3. Separate integration plumbing from product differentiation. Auth management, pagination, rate limiting, field mapping — this is commodity infrastructure. It does not differentiate your product. Every hour your team spends on this plumbing is an hour not spent on the features that make buyers choose you over competitors. Outsource the plumbing, own the product logic.

4. Evaluate the build-vs-buy math honestly. A typical organization needs to allocate between $50,000 and $150,000 annually to cover staffing and partnership fees for API management. A single integration project can cost around $50,000, covering both engineering efforts and customer success management. Compare that against unified API pricing and decide where your engineering hours create the most value.

5. Make integrations a sales asset, not a support burden. Your integration marketplace should be a revenue driver, not a feature checklist buried in your docs. Arm your sales team with integration-specific talk tracks. Surface integration capabilities early in the buyer journey — before IT gets involved and starts looking for disqualification criteria.

Stop Losing Deals to Your Backlog

The data is clear: integrations are the top factor enterprise buyers evaluate, the most common hidden reason deals die, and the fastest path to improved close rates and retention. Gartner research shows that effective win-loss programs can lift win rates by as much as 50%. And when those win-loss programs reveal that integration gaps are the primary deal-breaker — as they almost always do — the ROI of adding integrations to your SaaS product becomes obvious.

Continuing to build point-to-point native integrations is an unsustainable path that will eventually paralyze your engineering team under a mountain of maintenance debt. A declarative integration architecture treats every new provider as a configuration change, not a development project. It handles the plumbing generically — OAuth, pagination, webhooks, retries, rate limits — while giving you the flexibility to handle the custom data models that enterprise buyers demand through configuration overrides.

The question is not whether you need more integrations. It is whether you can afford to keep building them the old way — one custom code path at a time, competing with your product roadmap for the same finite engineering hours.

Stop telling sales "it's on the Q4 backlog." Start telling them "we can have it working by Friday."

That is the kind of response that closes enterprise deals.
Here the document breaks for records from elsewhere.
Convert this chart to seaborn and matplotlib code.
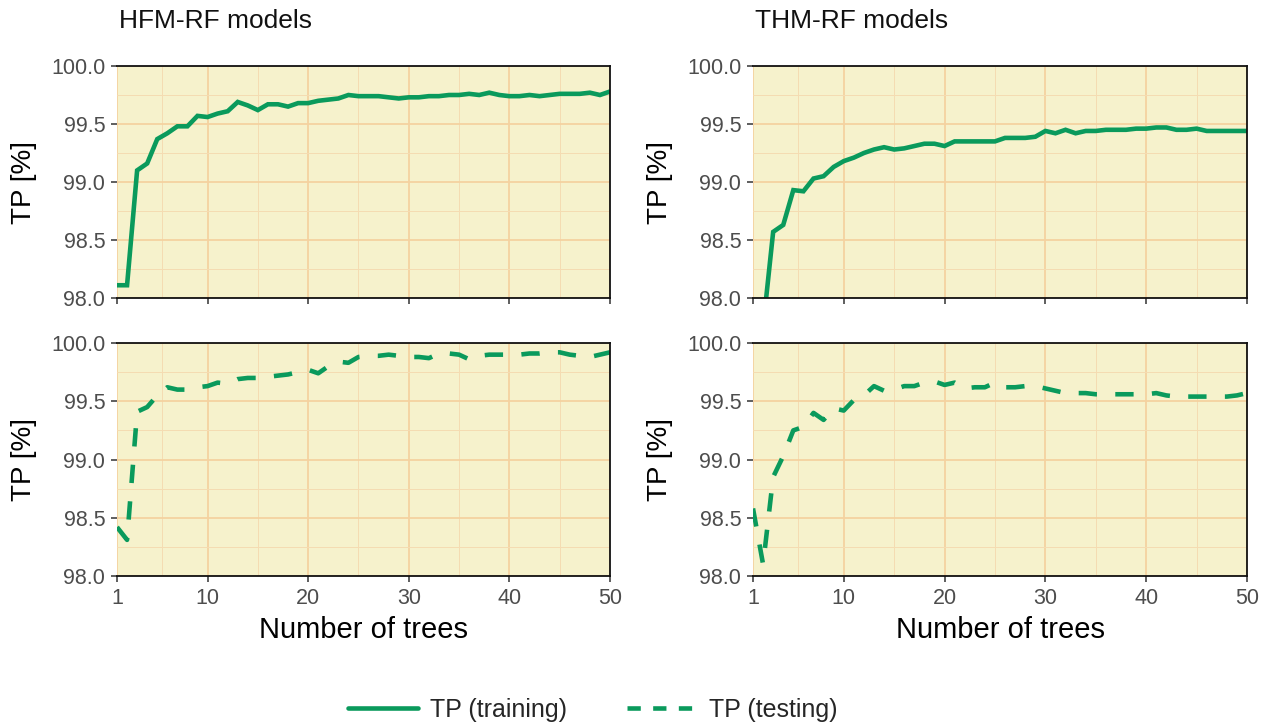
import matplotlib
matplotlib.use("Agg")
import matplotlib.pyplot as plt
from matplotlib.lines import Line2D
from matplotlib.ticker import FixedLocator, FormatStrFormatter
import pandas as pd
import seaborn as sns

# ---- data -------------------------------------------------------------
trees = list(range(1, 51))

hfm_training = [98.11, 98.11, 99.10, 99.16, 99.37, 99.42, 99.48, 99.48, 99.57, 99.56,
                99.59, 99.61, 99.69, 99.66, 99.62, 99.67, 99.67, 99.65, 99.68, 99.68,
                99.70, 99.71, 99.72, 99.75, 99.74, 99.74, 99.74, 99.73, 99.72, 99.73,
                99.73, 99.74, 99.74, 99.75, 99.75, 99.76, 99.75, 99.77, 99.75, 99.74,
                99.74, 99.75, 99.74, 99.75, 99.76, 99.76, 99.76, 99.77, 99.75, 99.78]

hfm_testing = [98.42, 98.31, 99.41, 99.45, 99.55, 99.62, 99.60, 99.60, 99.62, 99.63,
               99.66, 99.65, 99.69, 99.70, 99.70, 99.71, 99.72, 99.73, 99.75, 99.77,
               99.74, 99.80, 99.84, 99.83, 99.88, 99.89, 99.89, 99.90, 99.89, 99.88,
               99.88, 99.87, 99.91, 99.91, 99.90, 99.86, 99.89, 99.90, 99.90, 99.90,
               99.90, 99.91, 99.91, 99.92, 99.92, 99.90, 99.89, 99.88, 99.90, 99.92]

thm_training = [97.00, 97.75, 98.57, 98.63, 98.93, 98.92, 99.03, 99.05, 99.13, 99.18,
                99.21, 99.25, 99.28, 99.30, 99.28, 99.29, 99.31, 99.33, 99.33, 99.31,
                99.35, 99.35, 99.35, 99.35, 99.35, 99.38, 99.38, 99.38, 99.39, 99.44,
                99.42, 99.45, 99.42, 99.44, 99.44, 99.45, 99.45, 99.45, 99.46, 99.46,
                99.47, 99.47, 99.45, 99.45, 99.46, 99.44, 99.44, 99.44, 99.44, 99.44]

thm_testing = [98.58, 98.10, 98.85, 99.03, 99.25, 99.28, 99.40, 99.34, 99.44, 99.42,
               99.51, 99.55, 99.63, 99.59, 99.60, 99.63, 99.63, 99.66, 99.67, 99.64,
               99.66, 99.61, 99.62, 99.62, 99.66, 99.62, 99.62, 99.63, 99.63, 99.61,
               99.59, 99.57, 99.57, 99.57, 99.56, 99.56, 99.56, 99.56, 99.56, 99.56,
               99.57, 99.55, 99.54, 99.54, 99.54, 99.54, 99.54, 99.54, 99.55, 99.57]

panel_titles = ["HFM-RF models", "THM-RF models"]
series_labels = ["TP (training)", "TP (testing)"]
x_ticks = [1, 10, 20, 30, 40, 50]
x_minor = [5.5, 15, 25, 35, 45]
y_ticks = [98.0, 98.5, 99.0, 99.5, 100.0]
y_minor = [98.25, 98.75, 99.25, 99.75]
y_label = "TP [%]"
x_label = "Number of trees"

# ---- style ------------------------------------------------------------
sns.set_theme(style="white")
plt.rcParams["font.family"] = ["Liberation Sans", "DejaVu Sans"]

GREEN = "#0a9a5c"
PANEL = "#f6f2cc"
GRID_MAJOR = "#f4d2a0"
GRID_MINOR = "#f4dcb2"
TICK_TXT = "#4d4d4d"
LW = 3.3
DASHED = (0, (4, 4))

W, H = 1274, 724
fig = plt.figure(figsize=(W / 100, H / 100), dpi=100)


def add_panel(left, top, right, bottom):
    return fig.add_axes([left / W, 1 - bottom / H, (right - left) / W, (bottom - top) / H])


panels = [
    (add_panel(117, 66, 610, 298), hfm_training, "-", 0, True),
    (add_panel(117, 343, 610, 576), hfm_testing, DASHED, 0, False),
    (add_panel(753, 66, 1247, 298), thm_training, "-", 1, True),
    (add_panel(753, 343, 1247, 576), thm_testing, DASHED, 1, False),
]

for ax, values, ls, col, is_top in panels:
    df = pd.DataFrame({"trees": trees, "tp": values})
    ax.set_facecolor(PANEL)
    sns.lineplot(data=df, x="trees", y="tp", ax=ax, color=GREEN, linewidth=LW,
                 linestyle=ls, errorbar=None, solid_joinstyle="miter",
                 dash_capstyle="butt")

    ax.set_xlim(1, 50)
    ax.set_ylim(98, 100)
    ax.xaxis.set_major_locator(FixedLocator(x_ticks))
    ax.xaxis.set_minor_locator(FixedLocator(x_minor))
    ax.yaxis.set_major_locator(FixedLocator(y_ticks))
    ax.yaxis.set_minor_locator(FixedLocator(y_minor))
    ax.yaxis.set_major_formatter(FormatStrFormatter("%.1f"))

    ax.set_axisbelow(True)
    ax.grid(which="major", color=GRID_MAJOR, linewidth=1.3)
    ax.grid(which="minor", color=GRID_MINOR, linewidth=0.7)

    for side in ("top", "right", "bottom"):
        ax.spines[side].set_visible(True)
        ax.spines[side].set_color("#111111")
        ax.spines[side].set_linewidth(1.3)
    ax.spines["left"].set_visible(False)

    ax.tick_params(which="major", bottom=True, left=True, length=4.5, width=1.1,
                   color="#333333", labelsize=15.5, labelcolor=TICK_TXT, pad=4)
    ax.tick_params(which="minor", bottom=False, left=False, length=0)

    ax.set_ylabel(y_label, fontsize=20, color="black")
    ax.yaxis.set_label_coords(-0.162, 0.5)

    if is_top:
        ax.tick_params(labelbottom=False)
        ax.set_xlabel("")
        ax.set_title(panel_titles[col], loc="left", fontsize=19, color="#111111",
                     pad=27, x=0.004)
    else:
        ax.set_xlabel(x_label, fontsize=21, color="black")
        ax.xaxis.set_label_coords(0.5, -0.172)

handles = [
    Line2D([], [], color=GREEN, linewidth=LW, linestyle="-"),
    Line2D([], [], color=GREEN, linewidth=LW, linestyle=(0, (2.9, 2.7)), dash_capstyle="butt"),
]
fig.legend(handles, series_labels, loc="center", bbox_to_anchor=(593 / W, 1 - 710 / H),
           ncol=2, frameon=False, fontsize=18, handlelength=2.8, handletextpad=0.48,
           columnspacing=2.4)

fig.savefig("out.png", dpi=100, facecolor="white")
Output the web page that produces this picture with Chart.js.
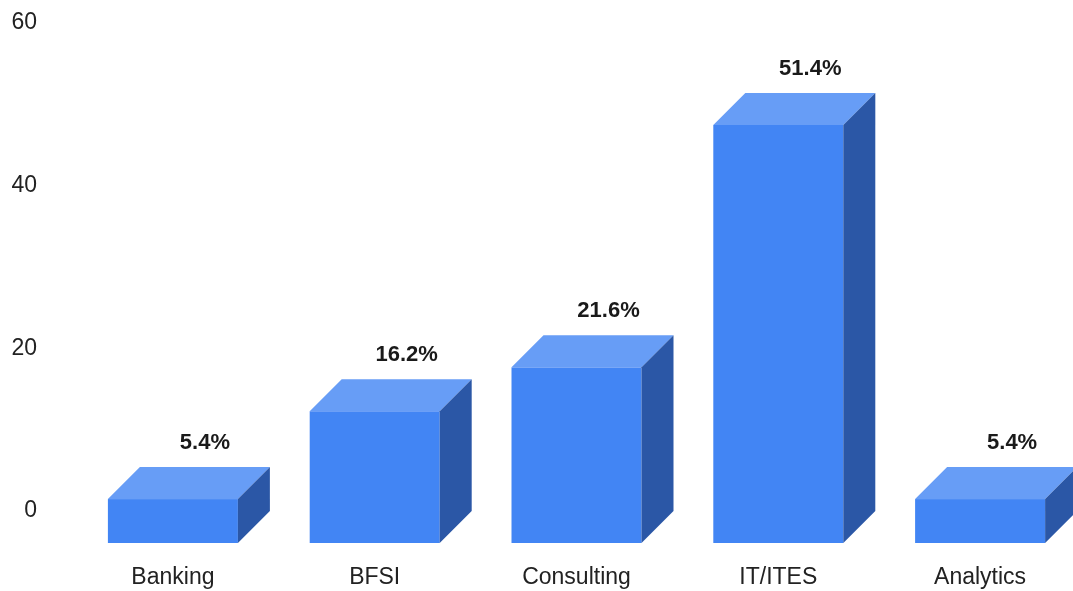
<!DOCTYPE html>
<html>
<head>
<meta charset="utf-8">
<script src="https://cdn.jsdelivr.net/npm/chart.js@4/dist/chart.umd.min.js"></script>
<style>
  html, body { margin: 0; padding: 0; background: #fff; overflow: hidden; width: 1073px; height: 591px; }
  #wrap { position: absolute; left: 0; top: 0; width: 1113px; height: 591px; }
</style>
</head>
<body>
<div id="wrap"><canvas id="c"></canvas></div>
<script>
const categories = ["Banking", "BFSI", "Consulting", "IT/ITES", "Analytics"];
const values = [5.4, 16.2, 21.6, 51.4, 5.4];
const valueLabels = ["5.4%", "16.2%", "21.6%", "51.4%", "5.4%"];
const yTicks = [0, 20, 40, 60];

const DEPTH = 32;
const FRONT = "#4285F4";
const TOP = "#679DF6";
const SIDE = "#2B57A6";
const FONT = "'Liberation Sans', Arial, sans-serif";

const bars3d = {
  id: "bars3d",
  afterDatasetsDraw(chart) {
    const ctx = chart.ctx;
    const meta = chart.getDatasetMeta(0);
    ctx.save();
    meta.data.forEach((el, i) => {
      const w = el.width;
      const D = DEPTH;
      const x0 = el.x - w / 2 - D;
      const x1 = el.x + w / 2 - D;
      const yt = el.y + D;
      const yb = el.base + D;
      ctx.fillStyle = FRONT;
      ctx.fillRect(x0, yt, x1 - x0, yb - yt);
      ctx.fillStyle = TOP;
      ctx.beginPath();
      ctx.moveTo(x0, yt);
      ctx.lineTo(x0 + D, yt - D);
      ctx.lineTo(x1 + D, yt - D);
      ctx.lineTo(x1, yt);
      ctx.closePath();
      ctx.fill();
      ctx.fillStyle = SIDE;
      ctx.beginPath();
      ctx.moveTo(x1, yt);
      ctx.lineTo(x1 + D, yt - D);
      ctx.lineTo(x1 + D, yb - D);
      ctx.lineTo(x1, yb);
      ctx.closePath();
      ctx.fill();
      ctx.fillStyle = "#1a1a1a";
      ctx.font = "bold 22px " + FONT;
      ctx.textAlign = "center";
      ctx.textBaseline = "middle";
      ctx.fillText(valueLabels[i], el.x, el.y - 24);
    });
    ctx.restore();
  }
};

new Chart(document.getElementById("c"), {
  type: "bar",
  data: {
    labels: categories,
    datasets: [{
      data: values,
      backgroundColor: "rgba(0,0,0,0)",
      borderWidth: 0,
      barThickness: 130
    }]
  },
  options: {
    responsive: true,
    maintainAspectRatio: false,
    animation: false,
    events: [],
    layout: { padding: { top: 23, left: 0, right: 0, bottom: 0 } },
    plugins: { legend: { display: false }, tooltip: { enabled: false } },
    scales: {
      x: {
        offset: true,
        grid: { display: false, drawTicks: false },
        border: { display: false },
        ticks: {
          color: "#222",
          font: { family: FONT, size: 23 },
          padding: 53,
          labelOffset: -DEPTH,
          maxRotation: 0,
          autoSkip: false
        },
        afterFit(scale) { scale.height = 80; scale.paddingLeft = 0; scale.paddingRight = 0; }
      },
      y: {
        min: 0,
        max: 60,
        grid: { display: false, drawTicks: false },
        border: { display: false },
        afterBuildTicks(scale) { scale.ticks = yTicks.map(v => ({ value: v })); },
        ticks: {
          color: "#222",
          font: { family: FONT, size: 23 },
          padding: 67
        },
        afterFit(scale) { scale.width = 104; scale.paddingTop = 0; scale.paddingBottom = 0; }
      }
    }
  },
  plugins: [bars3d]
});
</script>
</body>
</html>
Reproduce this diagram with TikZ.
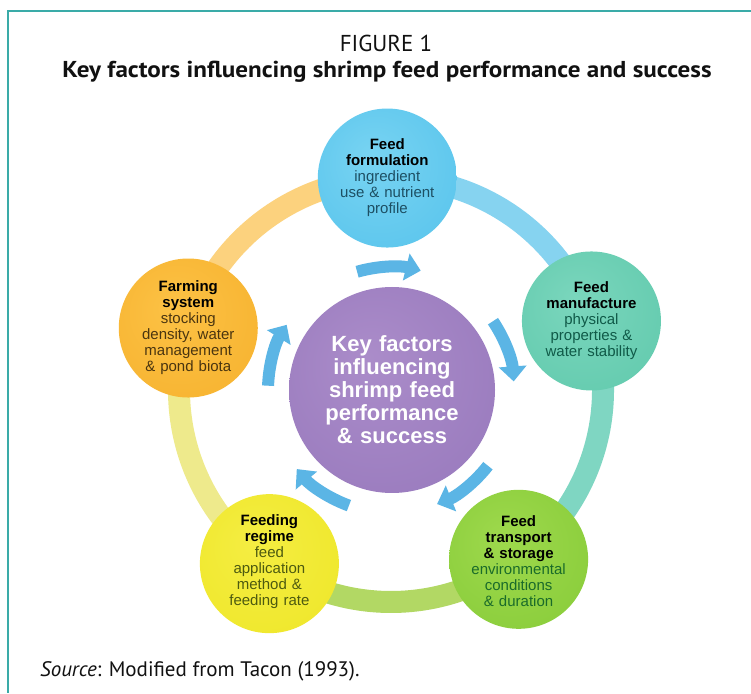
\documentclass[tikz,border=0pt]{standalone}
\usepackage{fontspec}
\setmainfont{Liberation Sans}
\newfontfamily\titlefont{PT Sans}
\usetikzlibrary{arrows.meta,calc}

\definecolor{framec}{HTML}{3AABA8}
\definecolor{arrowc}{HTML}{5BB5E5}
\definecolor{ringBlue}{HTML}{86D3F0}
\definecolor{ringTeal}{HTML}{7FD6C2}
\definecolor{ringGreen}{HTML}{B2D864}
\definecolor{ringYellow}{HTML}{EEEA8C}
\definecolor{ringOrange}{HTML}{FCD27E}
\definecolor{dBlue}{HTML}{1D4F63}
\definecolor{dTeal}{HTML}{105A48}
\definecolor{dGreen}{HTML}{1A6B2A}
\definecolor{dOlive}{HTML}{4D5A10}
\definecolor{dBrown}{HTML}{4A3510}
\definecolor{ttl}{HTML}{111111}

\pgfdeclareradialshading{shTop}{\pgfpoint{-6bp}{8bp}}{rgb(0bp)=(0.47,0.83,0.95); rgb(30bp)=(0.37,0.78,0.93); rgb(46bp)=(0.32,0.74,0.91); rgb(50bp)=(0.28,0.68,0.86)}
\pgfdeclareradialshading{shManu}{\pgfpoint{-6bp}{8bp}}{rgb(0bp)=(0.48,0.84,0.74); rgb(30bp)=(0.40,0.80,0.69); rgb(46bp)=(0.34,0.75,0.63); rgb(50bp)=(0.27,0.68,0.56)}
\pgfdeclareradialshading{shTrans}{\pgfpoint{-6bp}{8bp}}{rgb(0bp)=(0.62,0.85,0.30); rgb(30bp)=(0.55,0.81,0.24); rgb(46bp)=(0.46,0.75,0.18); rgb(50bp)=(0.40,0.68,0.14)}
\pgfdeclareradialshading{shRegime}{\pgfpoint{-6bp}{8bp}}{rgb(0bp)=(0.96,0.93,0.26); rgb(30bp)=(0.94,0.91,0.18); rgb(46bp)=(0.91,0.87,0.13); rgb(50bp)=(0.86,0.82,0.10)}
\pgfdeclareradialshading{shFarm}{\pgfpoint{-6bp}{8bp}}{rgb(0bp)=(0.99,0.76,0.27); rgb(30bp)=(0.97,0.71,0.20); rgb(46bp)=(0.95,0.65,0.14); rgb(50bp)=(0.90,0.59,0.10)}
\pgfdeclareradialshading{shCtr}{\pgfpoint{-6bp}{8bp}}{rgb(0bp)=(0.67,0.55,0.79); rgb(30bp)=(0.61,0.49,0.75); rgb(46bp)=(0.55,0.42,0.70); rgb(50bp)=(0.50,0.38,0.65)}

\tikzset{
  ring/.style={line width=22pt},
  cyc/.style={line width=12pt, color=arrowc, -{Triangle[width=27pt,length=15pt]}},
  ball/.style={circle, minimum size=139pt, inner sep=0pt},
  bigball/.style={circle, minimum size=206pt, inner sep=0pt},
  label/.style={text width=130pt, align=center, inner sep=0pt, font=\fontsize{15}{16}\selectfont},
  clabel/.style={text width=180pt, align=center, inner sep=0pt, text=white, font=\bfseries\fontsize{22}{23}\selectfont},
  ttext/.style={text=ttl, inner sep=0pt}
}

\begin{document}
\begin{tikzpicture}[x=1pt,y=1pt]
\useasboundingbox (0,0) rectangle (751,693);
\fill[white] (0,0) rectangle (751,693);
\draw[framec, line width=1.6pt] (751,682) -- (8,682) -- (8,0);

\node[ttext, font=\titlefont\fontsize{23}{26}\selectfont, anchor=base] (fig) at (386,641) {FIGURE 1};
\node[ttext, font=\titlefont\bfseries\fontsize{23}{26}\selectfont, anchor=base] (title) at (387,615) {\scalebox{1.09}[1]{Key factors influencing shrimp feed performance and success}};
\node[ttext, font=\titlefont\fontsize{21}{24}\selectfont, anchor=base west] (src) at (40,17) {\textit{Source}: Modified from Tacon (1993).};

\coordinate (ctr) at (391,303);

% outer ring
\draw[ring, ringBlue]   ($(ctr)+(91:212)$)  arc[start angle=91,  end angle=19,   radius=212];
\draw[ring, ringTeal]   ($(ctr)+(19:212)$)  arc[start angle=19,  end angle=-53,  radius=212];
\draw[ring, ringGreen]  ($(ctr)+(-53:212)$) arc[start angle=-53, end angle=-125, radius=212];
\draw[ring, ringYellow] ($(ctr)+(-125:212)$) arc[start angle=-125, end angle=-197, radius=212];
\draw[ring, ringOrange] ($(ctr)+(163:212)$) arc[start angle=163, end angle=91,  radius=212];

% inner cycle arrows
\foreach \a in {91,19,-53,-125,163}{
  \pgfmathsetmacro{\s}{\a+15}
  \pgfmathsetmacro{\e}{\a-15}
  \draw[cyc] ($(ctr)+(\s:123)$) arc[start angle=\s, end angle=\e, radius=123];
}

% circles
\node[ball, shading=shTop]    (form)   at ($(ctr)+(91:212)$) {};
\node[ball, shading=shManu]   (manu)   at ($(ctr)+(19:212)$) {};
\node[ball, shading=shTrans]  (trans)  at ($(ctr)+(-53:212)$) {};
\node[ball, shading=shRegime] (regime) at ($(ctr)+(-125:212)$) {};
\node[ball, shading=shFarm]   (farm)   at ($(ctr)+(163:212)$) {};
\node[bigball, shading=shCtr] (core)   at (392,303) {};

\node[label] (formT) at (form) {{\bfseries Feed\\ formulation}\\ {\color{dBlue}ingredient\\ use \& nutrient\\ profile}};
\node[label] (manuT) at (manu) {{\bfseries Feed\\ manufacture}\\ {\color{dTeal}physical\\ properties \&\\ water stability}};
\node[label] (transT) at ([yshift=-2pt]trans) {{\bfseries Feed\\ transport\\ \& storage}\\ {\color{dGreen}environmental\\ conditions\\ \& duration}};
\node[label] (regimeT) at ([yshift=2pt]regime) {{\bfseries Feeding\\ regime}\\ {\color{dOlive}feed\\ application\\ method \&\\ feeding rate}};
\node[label] (farmT) at (farm) {{\bfseries Farming\\ system}\\ {\color{dBrown}stocking\\ density, water\\ management\\ \& pond biota}};
\node[clabel] (coreT) at (core) {Key factors\\ influencing\\ shrimp feed\\ performance\\ \& success};
\end{tikzpicture}
\end{document}
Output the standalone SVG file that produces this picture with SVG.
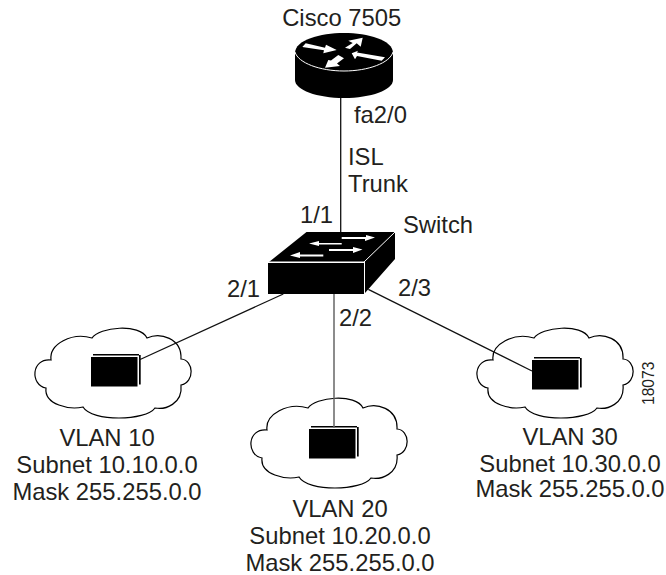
<svg xmlns="http://www.w3.org/2000/svg" width="666" height="575" viewBox="0 0 666 575">
<style>
text{font-family:"Liberation Sans",Arial,sans-serif;font-size:23.800px;fill:#231f20}
.m{text-anchor:middle}
.w{stroke:#111;stroke-width:1.300;fill:none}
.c{fill:#fff;stroke:#000;stroke-width:1.200}
.arr{fill:#fff}
</style>
<defs>
<path id="cloud" d="M92 338C99 327 140 323 147 338C160 332 182 338 181 359C194 360 195 382 181 385C183 404 165 410 155 408C146 421 92 422 83 407C70 410 44 405 46 388C30 385 31 358 51 360C49 344 72 332 92 338Z"/>
<g id="box"><rect x="2" y="-3" width="46" height="1.500" fill="#000"/><rect x="0" y="0" width="46.500" height="29.500" fill="#000"/><rect x="48" y="-2" width="1.700" height="29.500" fill="#000"/></g>
</defs>
<g id="router">
<path d="M295 52V80C295 90 317 98 344 98S393 90 393 80V52Z" fill="#000"/>
<path d="M295 53C295 40 320 33 344 33S393 40 393 53V54H295Z" fill="#000"/>
<path d="M295 52C298 63 320 71 344 71S390 63 393 52" fill="none" stroke="#fff" stroke-width="1"/>
<path class="arr" d="M302.300 47L305.700 43.300L325 47.700L326 44.700L336.700 50L323.300 53.300L324 50.300Z"/>
<path class="arr" d="M345 47.700L350 49L356.700 43.300L360.700 46.700L362.700 37.700L348.300 40.700L352.700 43Z"/>
<path class="arr" d="M351.700 53.300L358 50.700L357 52.500L385 57.300L381.700 60.700L357 56L355 59.300Z"/>
<path class="arr" d="M325 67.700L340 66L337 63.500L344 58.300L338.300 55L331 60.500L328.300 60Z"/>
<text class="m" x="341.700" y="26">Cisco 7505</text>
</g>
<g id="switch">
<path d="M306.500 232H395V259L365 293V262H269Z" fill="#000"/>
<rect x="268" y="263" width="96" height="31" fill="#000"/>
<path d="M269 262H364L395 232M364.500 262V293" fill="none" stroke="#fff" stroke-width="1"/>
<path d="M341.700 237H366V235L375 237.500L365 241V239H341.700Z" class="arr"/>
<path d="M341.700 243H319V241L309 243.500L319 246V244.500H341.700Z" class="arr"/>
<path d="M329 249H353V247L362.500 249.500L353 253V251H329Z" class="arr"/>
<path d="M323.300 254.500H300V252L290 255.500L300 258V256.500H323.300Z" class="arr"/>
<text x="403" y="232.700">Switch</text>
</g>
<g id="vlan10">
<use href="#cloud" class="c"/>
<use href="#box" x="91" y="357"/>
<text class="m" x="107" y="446.400">VLAN 10</text>
<text class="m" x="107" y="472.700">Subnet 10.10.0.0</text>
<text class="m" x="107" y="500">Mask 255.255.0.0</text>
</g>
<g id="vlan20">
<use href="#cloud" class="c" x="216" y="70"/>
<use href="#box" x="309" y="429"/>
<text class="m" x="340" y="516.700">VLAN 20</text>
<text class="m" x="340" y="544.300">Subnet 10.20.0.0</text>
<text class="m" x="340" y="571">Mask 255.255.0.0</text>
</g>
<g id="vlan30">
<use href="#cloud" class="c" x="442" y="0"/>
<use href="#box" x="532" y="360"/>
<text class="m" x="570" y="445">VLAN 30</text>
<text class="m" x="570" y="471.700">Subnet 10.30.0.0</text>
<text class="m" x="570" y="497.300">Mask 255.255.0.0</text>
</g>
<g id="connectors">
<path class="w" d="M340.700 98V232"/>
<path class="w" d="M283.300 294L139 360"/>
<path class="w" d="M334 294V428" style="stroke:#666;stroke-width:1.500"/>
<path class="w" d="M368.300 289.300L532 371"/>
</g>
<g id="labels">
<text x="354" y="122.700">fa2/0</text>
<text x="348" y="165">ISL</text>
<text x="348" y="191.700">Trunk</text>
<text x="300" y="222.700">1/1</text>
<text x="227" y="297.300">2/1</text>
<text x="339" y="325.700">2/2</text>
<text x="398" y="295.700">2/3</text>
<text transform="translate(654 405) rotate(-90)" style="font-size:15.600px">18073</text>
</g>
</svg>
Frequently Asked Questions

How do integrations affect enterprise deal close rates?
59% of organizations report that integrations directly improve their close rates. Gartner identifies integration capability as the number one sales-related factor in enterprise software purchasing decisions, and 90% of B2B buyers say integration ability significantly influences their vendor shortlist.
How much does it cost to build and maintain a single API integration?
A single custom API integration typically costs $50,000 to $150,000 per year including development, QA, monitoring, and ongoing support. For ten integrations, that amounts to $500K to $1.5M annually — before you write any code for your core product.
What is a declarative integration strategy?
A declarative integration strategy defines how to connect to third-party APIs using structured configuration data (auth schemes, endpoints, pagination patterns, field mappings) rather than writing custom code for each provider. This lets teams add new integrations as data operations instead of multi-week development projects.
How can SaaS companies handle custom enterprise fields without writing custom code?
By using a configuration override hierarchy and JSONata mapping expressions, platforms can tailor data transformations on a per-account basis at runtime — mapping custom Salesforce fields, non-standard objects, and proprietary schemas without altering the core codebase or deploying new code.
How do integrations improve B2B SaaS customer retention?
98% of companies report that customers with integrations are less likely to churn, and integration users are 58% less likely to churn on average. Typeform found customers with 5+ integrations have 36% higher retention rates than those without.